Greenpeace wants the Forest Service to consider other alternatives that don’t include old growth. And they’re not alone. Unlike Andrew Thoms of the Sitka Conservation Society, neither Greenpeace or the Sierra Club held seats on the Tongass Advisory Committee — a stakeholder group of conservation organizations and timber interests which was brought together to help shape the proposed plan.
Edwards thinks this exclusion has undermined the plan.
“They got the committee they wanted, and it’s all aimed pretty much at getting the plan that they want, and basically shutting out public input and what would have been a real collaborative process if you had all the interest groups and a full range of perspectives represented there.”
The price, Edwards believes, will be litigation, if the Forest Service adopts the plan amendment as proposed.
And while that’s a potential legal hurdle for the plan, there’s also a political hurdle: Sen. Lisa Murkowski now chairs the senate committee on Energy and Natural Resources, which has oversight of the Forest Service. The Ketchikan-raised senator has not weighed in yet on the new plan, but she’s on record as pro-timber.
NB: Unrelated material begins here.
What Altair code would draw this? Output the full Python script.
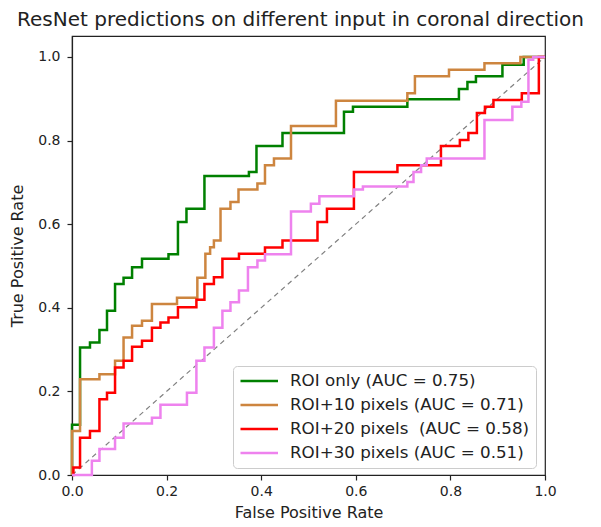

I asked Tongass supervisor Earl Stewart if he felt his forest was developing a plan that was headed for trouble in Congress. Although he’s only been on the job for nine months, Stewart prefers to think practically, and hopes to put the plan to work.
“It’s really about taking this action and then figuring out how you would take it down from a strategic forest plan level to on-the-ground application.”
The Forest Service is taking comment on the proposed forest plan amendment through February 22, but there’s a catch: Comments must be substantive. Input like “We want more logging!” or “Save the Tongass!” will be discarded. The upside, though, is that any individual or organization that offers a well-researched and well-reasoned comment on the plan will have the right to formally object to the final decision in June, and the right — under the National Environmental Policy Act — to take the government to court.